C’est désormais sa femme Priska qui fait vivre la famille, en travaillant à temps partiel comme vendeuse. Une charge qu’elle vit difficilement: «Je suis une maman traditionnelle. Ça me déchire le cœur de dire au revoir à mes enfants le matin, quand je pars travailler trois à quatre fois par semaine.»

Chez les Kölliker, c'est la mère, Priska, qui gagne son pain. Son mari Marcel fait office de père au foyer... malgré lui.
Photo: Sebastian Babic

L’organisation familiale vire souvent au casse-tête. «Dès qu’il y a un souci avec les enfants, c’est toujours moi que l’école appelle», confie la mère. Marcel assure, mais pas toujours à la hauteur de ses standards. «Dans notre ménage, chacun a sa manière de voir les choses. J’ai des exigences bien plus élevées que ce qu’il peut offrir en tant que père au foyer», dit-elle en riant. Et d’ajouter, mi-amusée, mi-sérieuse: «Après neuf heures de travail, j’aimerais quand même que l’appartement soit rangé et nettoyé.»

Des centaines de candidatures

Marcel prend les taquineries de son épouse avec sagesse: «Ma femme sait (presque) tout faire mieux que moi!» Et surtout, il ne souhaite qu’une chose: retrouver un travail à temps plein. «Je pensais qu’il ne m'aurait fallu que quelques mois pour rebondir, mais ça dure…»

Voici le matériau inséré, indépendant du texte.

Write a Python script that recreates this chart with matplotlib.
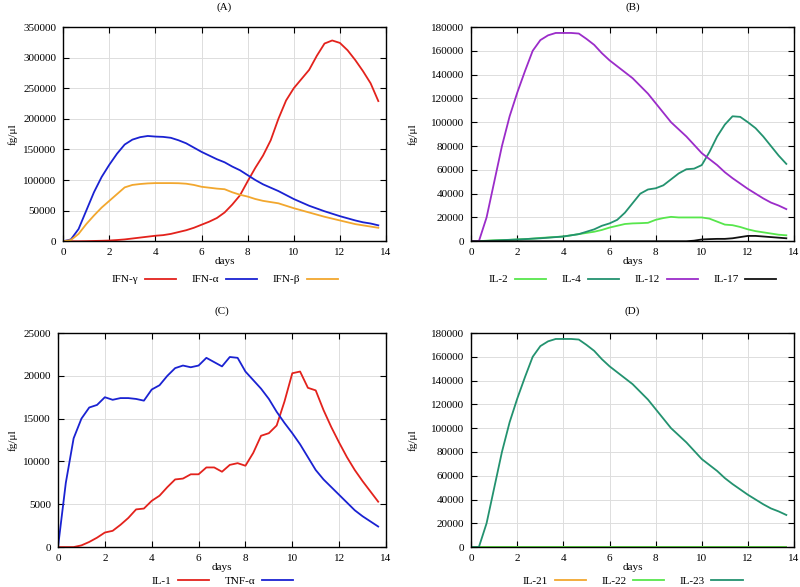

Depuis trois ans, il multiplie les candidatures. «J’ai postulé plus de 200 fois, sans succès.» On lui reproche parfois son passé d’indépendant, ou un manque de «dynamisme». «Ça veut probablement dire que je suis trop vieux», lâche-t-il. Pourtant, il ne rêve que d’une chose: travailler.

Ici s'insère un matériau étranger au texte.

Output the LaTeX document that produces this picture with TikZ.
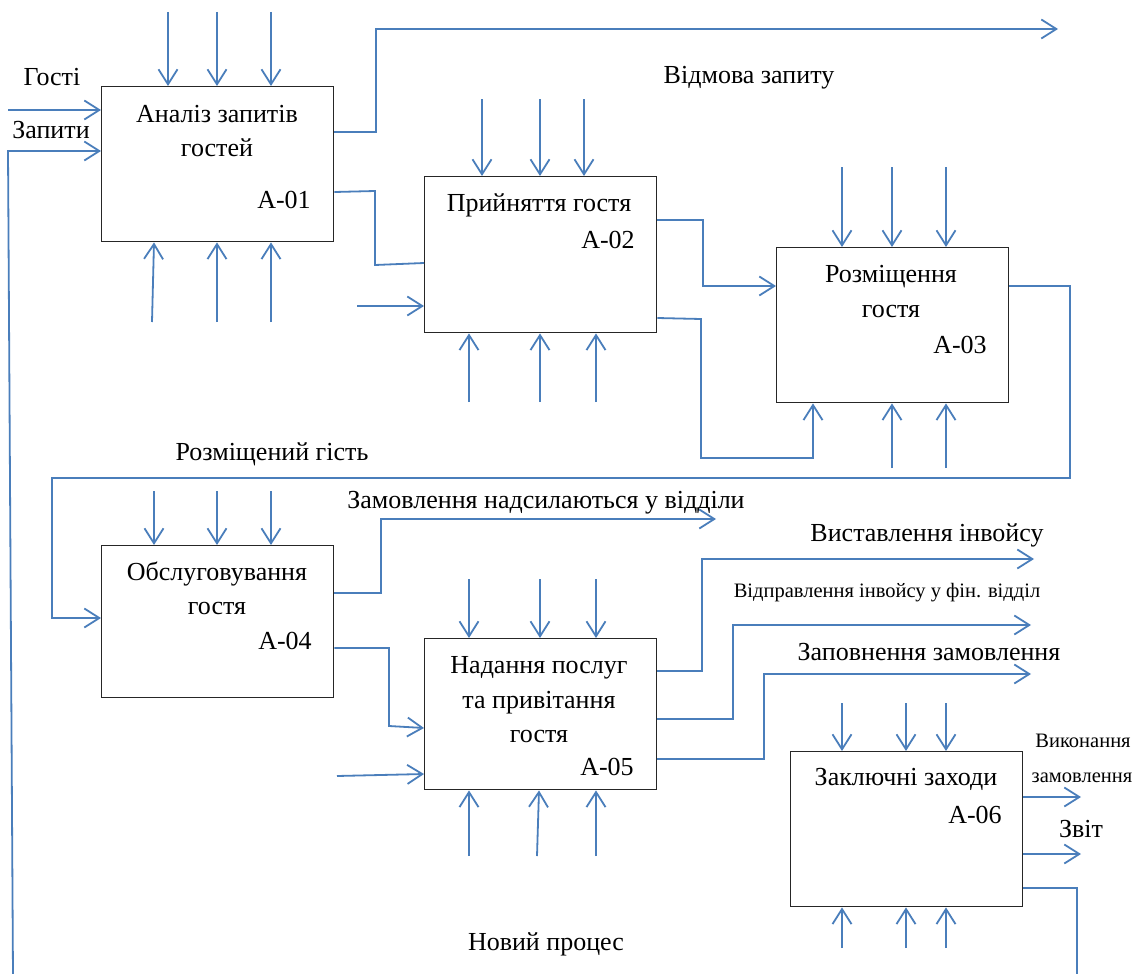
\documentclass[tikz,border=0pt]{standalone}
\usepackage{fontspec}
\setmainfont{Liberation Serif}
\usetikzlibrary{arrows.meta}
\definecolor{flow}{HTML}{4A7EBB}
\begin{document}
\begin{tikzpicture}[x=1pt,y=-1pt,
  fn/.style={draw=black!85,line width=1.4pt,inner sep=0pt,anchor=north west,
             minimum width=232pt},
  ln/.style={draw=flow,line width=1.8pt,line join=miter},
  arr/.style={ln,-{Straight Barb[length=15pt,width=19pt,line width=1.8pt]}},
  txt/.style={anchor=base,inner sep=0pt,font=\fontsize{26}{30}\selectfont},
  small/.style={anchor=base,inner sep=0pt,font=\fontsize{20.5}{24}\selectfont}]
\useasboundingbox (0,0) rectangle (1135,974);

% function boxes
\node[fn,minimum height=155pt] (A1) at (101,86) {};
\node[fn,minimum height=156pt] (A2) at (424,176) {};
\node[fn,minimum height=155pt] (A3) at (776,247) {};
\node[fn,minimum height=152pt] (A4) at (101,545) {};
\node[fn,minimum height=151pt] (A5) at (424,638) {};
\node[fn,minimum height=155pt] (A6) at (790,751) {};

% box titles and numbers
\node[txt] (t1a) at (217,122) {Аналіз запитів};
\node[txt] (t1b) at (217,156) {гостей};
\node[txt] (n1)  at (284,208) {A-01};
\node[txt] (t2a) at (539,211) {Прийняття гостя};
\node[txt] (n2)  at (608,248) {A-02};
\node[txt] (t3a) at (891,282) {Розміщення};
\node[txt] (t3b) at (891,317) {гостя};
\node[txt] (n3)  at (960,353) {A-03};
\node[txt] (t4a) at (217,580) {Обслуговування};
\node[txt] (t4b) at (217,614) {гостя};
\node[txt] (n4)  at (285,649) {A-04};
\node[txt] (t5a) at (539,673) {Надання послуг};
\node[txt] (t5b) at (539,708) {та привітання};
\node[txt] (t5c) at (539,742) {гостя};
\node[txt] (n5)  at (607,775) {A-05};
\node[txt] (t6a) at (906,785) {Заключні заходи};
\node[txt] (n6)  at (975,823) {A-06};

% flow labels
\node[txt] (lGuests)  at (52,85)   {Гості};
\node[txt] (lReq)     at (51,138)  {Запити};
\node[txt] (lRefuse)  at (749,83)  {Відмова запиту};
\node[txt] (lPlaced)  at (272,460) {Розміщений гість};
\node[txt] (lOrders)  at (546,508) {Замовлення надсилаються у відділи};
\node[txt] (lInvoice) at (927,541) {Виставлення інвойсу};
\node[small] (lSend)  at (887,597) {Відправлення інвойсу у фін. відділ};
\node[txt] (lFill)    at (929,660) {Заповнення замовлення};
\node[small] (lDone1) at (1083,747) {Виконання};
\node[small] (lDone2) at (1082,782) {замовлення};
\node[txt] (lReport)  at (1081,837) {Звіт};
\node[txt] (lNew)     at (546,950) {Новий процес};

% free ends of the outer connectors
\coordinate (inGuests) at (8,110);
\coordinate (fbFoot)   at (13,976);
\coordinate (fbTop)    at (8,151);
\coordinate (refuseEnd) at (1058,29);
\coordinate (ordersEnd) at (716,519);
\coordinate (invEnd)   at (1034,559);
\coordinate (sendEnd)  at (1031,625);
\coordinate (fillEnd)  at (1031,674);
\coordinate (doneEnd)  at (1081,797);
\coordinate (repEnd)   at (1081,854);
\coordinate (newEnd)   at (1077,976);

% A-01
\draw[arr] (inGuests) -- (A1.west |- inGuests);
\draw[arr] (fbFoot) -- (fbTop) -- (A1.west |- fbTop);
\foreach \x in {168,217,271} \draw[arr] (\x,12) -- (\x,0 |- A1.north);
\draw[arr] (152,322) -- (154,0 |- A1.south);
\foreach \x in {217,271} \draw[arr] (\x,322) -- (\x,0 |- A1.south);
\draw[arr] (A1.east |- 0,132) -- (376,132) -- (376,29) -- (refuseEnd);
\draw[ln] (A1.east |- 0,192) -- (375,191) -- (375,265) -- (A2.west |- 0,263);

% A-02
\foreach \x in {482,540,584} \draw[arr] (\x,99) -- (\x,0 |- A2.north);
\draw[arr] (357,306) -- (A2.west |- 0,306);
\foreach \x in {469,540,596} \draw[arr] (\x,402) -- (\x,0 |- A2.south);
\draw[arr] (A2.east |- 0,220) -- (703,220) -- (703,286) -- (A3.west |- 0,286);
\draw[arr] (A2.east |- 0,318) -- (701,319) -- (701,458) -- (813,458) -- (813,0 |- A3.south);

% A-03
\foreach \x in {842,892,946} \draw[arr] (\x,167) -- (\x,0 |- A3.north);
\foreach \x in {892,946} \draw[arr] (\x,468) -- (\x,0 |- A3.south);
\draw[arr] (A3.east |- 0,286) -- (1070,286) -- (1070,478) -- (52,478) -- (52,618) -- (A4.west |- 0,618);

% A-04
\foreach \x in {154,217,271} \draw[arr] (\x,491) -- (\x,0 |- A4.north);
\draw[arr] (A4.east |- 0,593) -- (381,593) -- (381,519) -- (ordersEnd);
\draw[arr] (A4.east |- 0,648) -- (389,648) -- (389,726) -- (A5.west |- 0,728);

% A-05
\foreach \x in {469,540,596} \draw[arr] (\x,579) -- (\x,0 |- A5.north);
\draw[arr] (337,776) -- (A5.west |- 0,774);
\draw[arr] (469,856) -- (469,0 |- A5.south);
\draw[arr] (537,856) -- (539,0 |- A5.south);
\draw[arr] (596,856) -- (596,0 |- A5.south);
\draw[arr] (A5.east |- 0,671) -- (702,671) -- (702,559) -- (invEnd);
\draw[arr] (A5.east |- 0,719) -- (733,719) -- (733,625) -- (sendEnd);
\draw[arr] (A5.east |- 0,759) -- (764,759) -- (764,674) -- (fillEnd);

% A-06
\foreach \x in {842,906,946} \draw[arr] (\x,703) -- (\x,0 |- A6.north);
\foreach \x in {842,906,946} \draw[arr] (\x,948) -- (\x,0 |- A6.south);
\draw[arr] (A6.east |- doneEnd) -- (doneEnd);
\draw[arr] (A6.east |- repEnd) -- (repEnd);
\draw[ln] (A6.east |- 0,888) -- (1077,888) -- (newEnd);
\end{tikzpicture}
\end{document}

Difficultés sur le marché du travail

Comme lui, de nombreux quinquagénaires peinent à retrouver leur place sur le marché du travail, malgré leur fiabilité et leur motivation. «J’ai encore au moins 15 ans à donner, insiste-t-il. Quand je lis que les gens changent de job tous les trois ou quatre ans, je me demande pourquoi on ne mise pas davantage sur des collaborateurs loyaux, un peu plus âgés.»

Et pourtant, ses attentes sont modestes: un emploi stable, un salaire versé régulièrement, et l’opportunité d’apprendre chaque jour. «Il faudrait simplement que mon travail soit à proximité, pour que je puisse rentrer voir mes six enfants le soir.»

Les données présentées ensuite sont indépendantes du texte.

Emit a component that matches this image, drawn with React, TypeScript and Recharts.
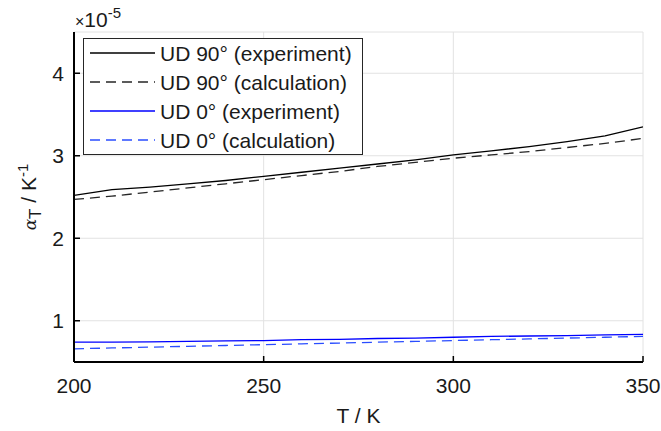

Aujourd’hui, il effectue quelques missions irrégulières dans un centre de données. Un jour par mois, parfois une semaine. Il aime ce travail, mais il ne suffit pas pour faire vivre la famille. Priska résume leur dilemme: «Ce modèle familial moderne n’est pas fait pour nous. Je ne le critique pas, mais il ne nous convient pas – ni à moi, ni à notre famille.»